California and New York are leading the way, but several other states are not far behind. On April 1, the New Hampshire Public Utilities Commission initiated a working group process in their grid modernization proceeding to explore distribution system planning, customer engagement with DER (advanced metering functionality, rate design, customer data, and customer education), and utility cost recovery and financial incentives. The Washington, D.C., Public Service Commission will hold a workshop on April 28, in their grid modernization proceeding, focused on the legal and regulatory framework that will facilitate and support a modern energy system that includes distributed resources. On March 24, the Minnesota Public Utilities Commission staff released a report with next steps in their grid modernization proceeding, which included plans for integrated distribution planning, hosting capacity analysis, smart inverters, advanced metering infrastructure (AMI), customer usage information, third party aggregation, and time varying rates (TVR).
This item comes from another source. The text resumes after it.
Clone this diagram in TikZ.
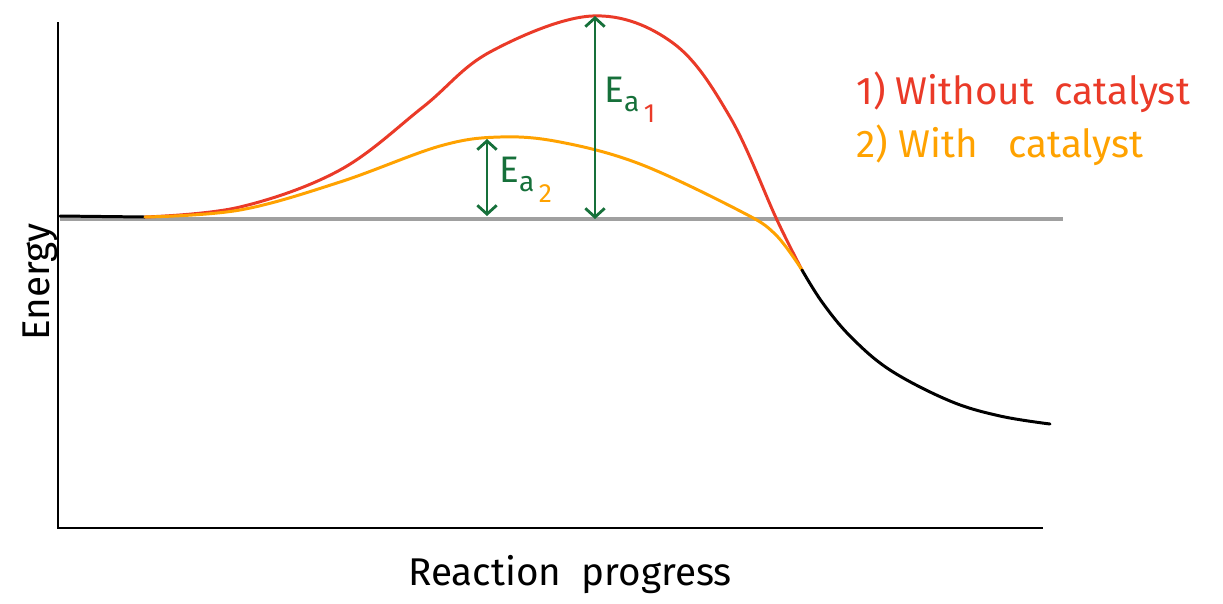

As these leading states have shown, improving the way utilities consider investments in their distribution system planning to incorporate distributed resources is no easy task. Outside of identifying, valuing, and sourcing DER there will also be a need to create a utility regulatory framework that ensures the viability of the utility business model while maximizing the many benefits of DER. But, if done properly, a sustainable framework will be developed that will lead to a more flexible, reliable, resilient, cost-effective, and clean electricity grid.